Rappelons que commands est une liste d'atomes qui dans ce contexte va être évaluée comme un type de données. Si cette évaluation échoue, nous afficherons un message aléatoire tirée de la liste des messages d'erreur.

Et là commence l'élégance de la programmation par motif...

Les Types de Données

Au début du code, on trouve la définition suivante (EB=2):

(data
   [Aller atom_]
   [Casser atom_ atom_]
   [Ouvrir atom_ atom_]
   [Tuer atom_ atom_]
   [Prendre atom_]
   [Lacher atom_]
)

Il s'agit des actions valides dans le jeu... Remarquons que le travail précédent consiste donc à projeter sur ces définitions le texte que le joueur a écrit. Les synonymes et les filtrages de mots vides n'ont d'autre objectif que d'établir cette correspondance.

De plus nous pouvons dès lors bénéficier d'une vérification intrinsèque des énoncés utilisateurs... Si la phrase contient un mot de trop ou de moins, le système pourra immédiatement renvoyer un message d'erreur sur la base même de ces déclarations.

Ainsi, le maybe prend tout son sens. Si la phrase ne correspond pas à une des déclarations autorisées ici, un message d'erreur est immédiatement renvoyé.

Fonctions à motif

Mais pour que la mécanique soit complète, il manque un élément. Nous avons montré comment un énoncé pouvait être transformé en une structure de données.

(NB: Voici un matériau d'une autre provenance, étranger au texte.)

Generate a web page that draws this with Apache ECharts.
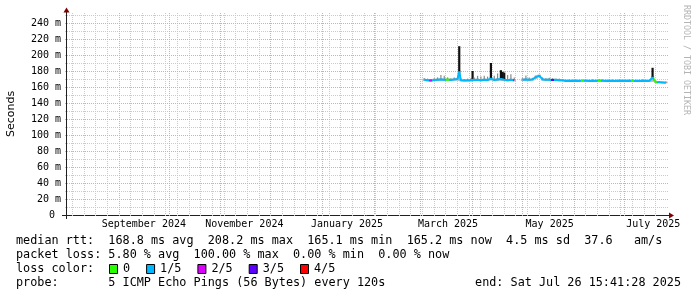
<!DOCTYPE html>
<html><head><meta charset="utf-8">
<script src="https://cdn.jsdelivr.net/npm/echarts@6/dist/echarts.min.js"></script>
<style>html,body{margin:0;padding:0;background:#fff}#c{width:697px;height:297px}</style>
</head><body><div id="c"></div>
<script>
// ---------------- data ----------------
const startTime = '2024-07-31 15:41:28';
const endTime = '2025-07-26 15:41:28';

const dates = [
 '2025-03-03','2025-03-05','2025-03-07','2025-03-09','2025-03-11','2025-03-13','2025-03-15','2025-03-17',
 '2025-03-19','2025-03-21','2025-03-23','2025-03-24','2025-03-25','2025-03-27','2025-03-29','2025-03-31',
 '2025-04-01','2025-04-02','2025-04-04','2025-04-06','2025-04-08','2025-04-10','2025-04-12','2025-04-14',
 '2025-04-16','2025-04-18','2025-04-19','2025-04-20','2025-04-22','2025-04-24','2025-04-26',
 '2025-04-28',
 '2025-05-01','2025-05-03','2025-05-05','2025-05-07','2025-05-09','2025-05-11','2025-05-13','2025-05-15',
 '2025-05-17','2025-05-19','2025-05-21','2025-05-23','2025-05-25','2025-05-27','2025-05-29','2025-05-31',
 '2025-06-02','2025-06-04','2025-06-06','2025-06-08','2025-06-10','2025-06-12','2025-06-14','2025-06-16',
 '2025-06-18','2025-06-20','2025-06-22','2025-06-24','2025-06-26','2025-06-28','2025-06-30',
 '2025-07-02','2025-07-04','2025-07-06','2025-07-08','2025-07-10','2025-07-12','2025-07-14','2025-07-16',
 '2025-07-18','2025-07-20','2025-07-22','2025-07-24','2025-07-26'
];
// median rtt (ms)
const median = [
 169.0,168.5,168.0,168.8,169.2,169.5,169.0,169.3,168.8,169.5,170.0,179.0,168.3,168.0,168.2,168.5,
 169.5,168.8,169.0,168.5,169.2,168.8,170.5,168.8,169.5,170.0,169.5,169.0,168.5,169.0,168.5,
 null,
 169.0,169.5,169.0,169.5,172.5,174.0,169.5,169.0,169.2,168.8,169.0,168.5,168.5,167.5,167.8,167.5,
 167.8,167.5,168.0,167.8,167.5,167.8,167.5,168.0,167.8,167.5,167.8,167.5,167.6,167.8,167.5,
 167.6,167.8,167.5,167.6,167.5,167.8,167.5,167.6,172.0,166.0,165.8,165.5,165.2
];
// smoke: lowest and highest ping (ms)
const smokeLo = [
 167.5,167.0,166.5,167.5,167.5,168.0,167.5,167.8,167.5,168.0,168.0,168.0,167.0,166.8,167.0,167.0,
 167.5,167.3,167.5,167.0,167.5,167.3,168.0,167.3,167.5,168.0,167.5,167.5,167.0,167.5,167.0,
 null,
 167.5,168.0,167.5,168.0,170.0,172.0,168.0,167.5,167.5,167.3,167.5,167.0,167.0,166.5,166.5,166.3,
 166.5,166.3,166.5,166.5,166.3,166.5,166.3,166.5,166.5,166.3,166.5,166.3,166.3,166.5,166.3,
 166.3,166.5,166.3,166.3,166.3,166.5,166.3,166.3,166.5,165.0,164.8,164.5,164.5
];
const smokeHi = [
 171.0,170.5,170.0,171.0,172.0,175.0,174.0,172.0,171.0,172.0,173.0,211.0,171.0,170.0,170.5,171.0,
 180.0,172.0,174.0,173.0,174.0,173.0,190.0,174.0,177.0,181.0,179.0,178.0,175.0,176.0,172.0,
 null,
 171.0,174.5,172.0,171.5,174.5,175.5,172.0,171.0,171.5,171.0,170.5,170.5,170.0,169.5,169.5,169.5,
 169.5,169.5,169.5,169.5,169.5,169.5,169.5,170.0,169.5,169.5,169.5,169.5,169.5,169.5,169.5,
 169.5,169.5,169.5,169.5,169.5,169.5,169.5,169.5,184.0,168.0,167.5,167.0,167.0
];
// loss class per point (0 = none, 1 = 1/5, 2 = 2/5, 3 = 3/5, 4 = 4/5)
const lossLevel = [
 1,1,2,1,1,1,1,0,1,1,1,1,1,1,1,1,
 1,1,1,1,1,1,1,1,1,1,1,1,1,1,2,
 null,
 1,1,1,1,1,1,1,1,1,3,1,1,1,1,1,1,
 1,1,0,1,1,1,1,0,1,1,1,1,1,1,1,
 1,1,0,1,1,1,1,1,1,0,1,1,1
];

const xLabelTimes = ['2024-09-15 18:00','2024-11-15 01:00','2025-01-15 16:00','2025-03-17 06:00','2025-05-17 06:00','2025-07-18 10:00'];
const xLabelTexts = ['September 2024','November 2024','January 2025','March 2025','May 2025','July 2025'];
const yTickValues = [0,20,40,60,80,100,120,140,160,180,200,220,240];

const lossNames = ['0','1/5','2/5','3/5','4/5'];
const lossColors = ['#26ff00','#00b8ff','#dd00ff','#5e00ff','#ff0000'];

const legendRtt = 'median rtt:  168.8 ms avg  208.2 ms max  165.1 ms min  165.2 ms now  4.5 ms sd  37.6   am/s';
const legendLoss = 'packet loss: 5.80 % avg  100.00 % max  0.00 % min  0.00 % now';
const legendLossColor = 'loss color:';
const legendProbe = 'probe:       5 ICMP Echo Pings (56 Bytes) every 120s';
const legendEnd = 'end: Sat Jul 26 15:41:28 2025';
const watermark = 'RRDTOOL / TOBI OETIKER';
const yTitle = 'Seconds';

// ---------------- helpers ----------------
const DAY = 86400000;
function ts(s) {
  const parts = s.split(' ');
  const d = parts[0].split('-').map(Number);
  let h = 0, mi = 0, se = 0;
  if (parts[1]) { const tt = parts[1].split(':').map(Number); h = tt[0]; mi = tt[1] || 0; se = tt[2] || 0; }
  return new Date(d[0], d[1] - 1, d[2], h, mi, se).getTime();
}
const xMin = ts(startTime), xMax = ts(endTime);
const L = 67, T = 15, W = 600, H = 200;
const MONO = '"DejaVu Sans Mono"';
const GRID_MINOR = '#cacaca', GRID_MAJOR = '#f4a0a0';
const xLabelValues = xLabelTimes.map(ts);

// grid line positions
const weekLines = [];
for (let d = new Date(2024, 7, 4); d.getTime() <= xMax; d.setDate(d.getDate() + 7)) weekLines.push(d.getTime());
const monthLines = [];
for (let m = 8; m <= 18; m++) monthLines.push(new Date(2024, m, 1).getTime());
const minorY = [], majorY = [];
for (let v = 10; v <= 250; v += 20) minorY.push(v);
for (let v = 20; v <= 240; v += 20) majorY.push(v);

const medianData = dates.map((d, i) => [ts(d), median[i]]);
const smokeData = [];
dates.forEach((d, i) => { if (smokeLo[i] != null) smokeData.push([ts(d), smokeLo[i], smokeHi[i], median[i]]); });

const pieces = [];
dates.forEach((d, i) => {
  if (lossLevel[i] != null && lossLevel[i] !== 1) {
    const c = ts(d);
    pieces.push({ gt: c - 0.9 * DAY, lte: c + 0.9 * DAY, color: lossColors[lossLevel[i]] });
  }
});

function vGridSeries(list, color) {
  return {
    type: 'custom', silent: true, z: 1, data: list.map(v => [v, 0]),
    renderItem: function (params, api) {
      const cs = params.coordSys;
      const x = Math.floor(api.coord([api.value(0), 0])[0]) + 0.5;
      return { type: 'line', shape: { x1: x, y1: cs.y - 2, x2: x, y2: cs.y + cs.height + 2 },
        style: { stroke: color, fill: null, lineWidth: 1, lineDash: [1, 1] } };
    }
  };
}
function hGridSeries(list, color) {
  return {
    type: 'custom', silent: true, z: 1, data: list.map(v => [xMin, v]),
    renderItem: function (params, api) {
      const cs = params.coordSys;
      const y = Math.floor(api.coord([api.value(0), api.value(1)])[1]) + 0.5;
      return { type: 'line', shape: { x1: cs.x - 2, y1: y, x2: cs.x + cs.width + 2, y2: y },
        style: { stroke: color, fill: null, lineWidth: 1, lineDash: [1, 1] } };
    }
  };
}

// ---------------- chart ----------------
const chart = echarts.init(document.getElementById('c'), null, { renderer: 'canvas', devicePixelRatio: 1 });

const graphics = [];
graphics.push({ type: 'line', shape: { x1: L - 5, y1: T + H + 0.5, x2: L + W + 4, y2: T + H + 0.5 }, style: { stroke: '#202020', lineWidth: 1 } });
graphics.push({ type: 'line', shape: { x1: L - 0.5, y1: T + H + 4, x2: L - 0.5, y2: T - 4 }, style: { stroke: '#202020', lineWidth: 1 } });
graphics.push({ type: 'polygon', shape: { points: [[L + W + 2, T + H - 2.5], [L + W + 7, T + H + 0.5], [L + W + 2, T + H + 3.5]] }, style: { fill: '#7f0000' } });
graphics.push({ type: 'polygon', shape: { points: [[L - 3.5, T - 2.5], [L - 0.5, T - 7.5], [L + 2.5, T - 2.5]] }, style: { fill: '#7f0000' } });
graphics.push({ type: 'text', x: 11, y: T + H / 2 - 1, rotation: Math.PI / 2,
  style: { text: yTitle, font: '11px "DejaVu Sans"', fill: '#000', align: 'center', verticalAlign: 'middle', textAlign: 'center', textVerticalAlign: 'middle' } });
graphics.push({ type: 'text', x: 686, y: 5, rotation: -Math.PI / 2,
  style: { text: watermark, font: '8.3px ' + MONO, fill: '#b4b4b4', align: 'left', verticalAlign: 'middle', textAlign: 'left', textVerticalAlign: 'middle' } });
const LF = '11.8px ' + MONO, CW = 7.1;
function legendText(txt, x, y, align) {
  graphics.push({ type: 'text', x: x, y: y, style: { text: txt, font: LF, fill: '#000', align: align || 'left', verticalAlign: 'middle', textAlign: align || 'left', textVerticalAlign: 'middle' } });
}
legendText(legendRtt, 16, 241);
legendText(legendLoss, 16, 255);
legendText(legendLossColor, 16, 269);
legendText(legendProbe, 16, 283);
legendText(legendEnd, 681, 283, 'right');
let bx = 109;
lossNames.forEach((n, i) => {
  graphics.push({ type: 'rect', shape: { x: bx + 0.5, y: 264.5, width: 8, height: 9 }, style: { fill: lossColors[i], stroke: '#000', lineWidth: 1 } });
  legendText(n, bx + 14, 269);
  bx = bx + 14 + n.length * CW + 16;
});

chart.setOption({
  animation: false,
  backgroundColor: '#fff',
  grid: { left: L, top: T, width: W, height: H, containLabel: false },
  xAxis: {
    type: 'value', min: xMin, max: xMax, scale: true,
    axisLine: { show: false }, axisTick: { show: false }, splitLine: { show: false },
    axisLabel: {
      customValues: xLabelValues,
      formatter: function (v) { const i = xLabelValues.indexOf(v); return i >= 0 ? xLabelTexts[i] : ''; },
      fontFamily: MONO, fontSize: 10, color: '#000', margin: 4, showMinLabel: true, showMaxLabel: true
    }
  },
  yAxis: {
    type: 'value', min: 0, max: 250, interval: 20,
    axisLine: { show: false }, axisTick: { show: false }, splitLine: { show: false },
    axisLabel: {
      customValues: yTickValues,
      formatter: function (v) { if (yTickValues.indexOf(v) < 0) return ''; return v === 0 ? '0 ' : v + ' m'; },
      fontFamily: MONO, fontSize: 10, color: '#000', margin: 6
    }
  },
  visualMap: { type: 'piecewise', show: false, dimension: 0, seriesIndex: 5, pieces: pieces, outOfRange: { color: lossColors[1] } },
  graphic: graphics,
  series: [
    vGridSeries(weekLines, GRID_MINOR),
    hGridSeries(minorY, GRID_MINOR),
    vGridSeries(monthLines, GRID_MAJOR),
    hGridSeries(majorY, GRID_MAJOR),
    {
      type: 'custom', silent: true, z: 2, data: smokeData,
      renderItem: function (params, api) {
        const t = api.value(0), lo = api.value(1), hi = api.value(2), med = api.value(3);
        const pLo = api.coord([t, lo]), pHi = api.coord([t, hi]);
        const baseTop = api.coord([t, Math.min(hi, med + 1.5)]);
        const d = hi - med;
        const children = [{ type: 'rect', shape: { x: pLo[0] - 1.7, y: baseTop[1], width: 3.4, height: pLo[1] - baseTop[1] }, style: { fill: '#b8b8b8' } }];
        if (hi > med + 1.5) {
          const big = d >= 9;
          const w = big ? 2.2 : 1.2;
          children.push({ type: 'rect', shape: { x: pHi[0] - w / 2, y: pHi[1], width: w, height: baseTop[1] - pHi[1] + 1 }, style: { fill: big ? '#111111' : '#8a8a8a' } });
        }
        return { type: 'group', children: children };
      }
    },
    {
      type: 'line', z: 3, data: medianData, showSymbol: false, symbol: 'none', connectNulls: false,
      lineStyle: { width: 2 }, silent: true
    }
  ]
});
</script>
</body></html>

Nous allons montrer maintenant comment on peut exploiter cette structure à notre avantage (EB=1).

Pour cela, nous allons utiliser les defpat, les fonctions définies par pattern.

Chaque type de données est alors associé avec une fonction dont le nom est action.

(defpat action ( [Prendre x] ) ...)

; On peut évidemment définir à l'avance les atomes que l'on recherche
; direction = nord, sud, ouest, est
(defpat action ( [Aller 'nord] ) ...)
(defpat action ( [Aller 'sud] ) ...)
(defpat action ( [Aller 'ouest] ) ...)
(defpat action ( [Aller 'est] ) ...)

Ainsi, l'appel (action commands) consiste à choisir la fonction qui correspond à la structure de données obtenue après traitement de la commande du joueur.

Si commands n'est pas une structure de données valide un premier message d'erreur sera renvoyé et intercepté par maybe.

Sinon, LispE exécutera la fonction correspondant à cette structure de données.

Indépendance

Il est important de noter que la granularité de ces différentes fonctions peut varier selon que l'on veut avoir une définition générale ou très fine des arguments. Il devient dès lors très simple d'enrichir la mécanique du jeu avec des fonctions supplémentaires, et ceci de façon plutôt robuste. En effet, l'alternative est de placer des cascades de if dans vos fonctions ce qui peut avoir à terme des effets de bord incontrôlables, en particulier si vous voulez tester de nombreuses combinaisons particulières de valeurs. A moins évidemment, que ne vous désiriez offrir votre code en sacrifice au Grand Spaghetti Monster.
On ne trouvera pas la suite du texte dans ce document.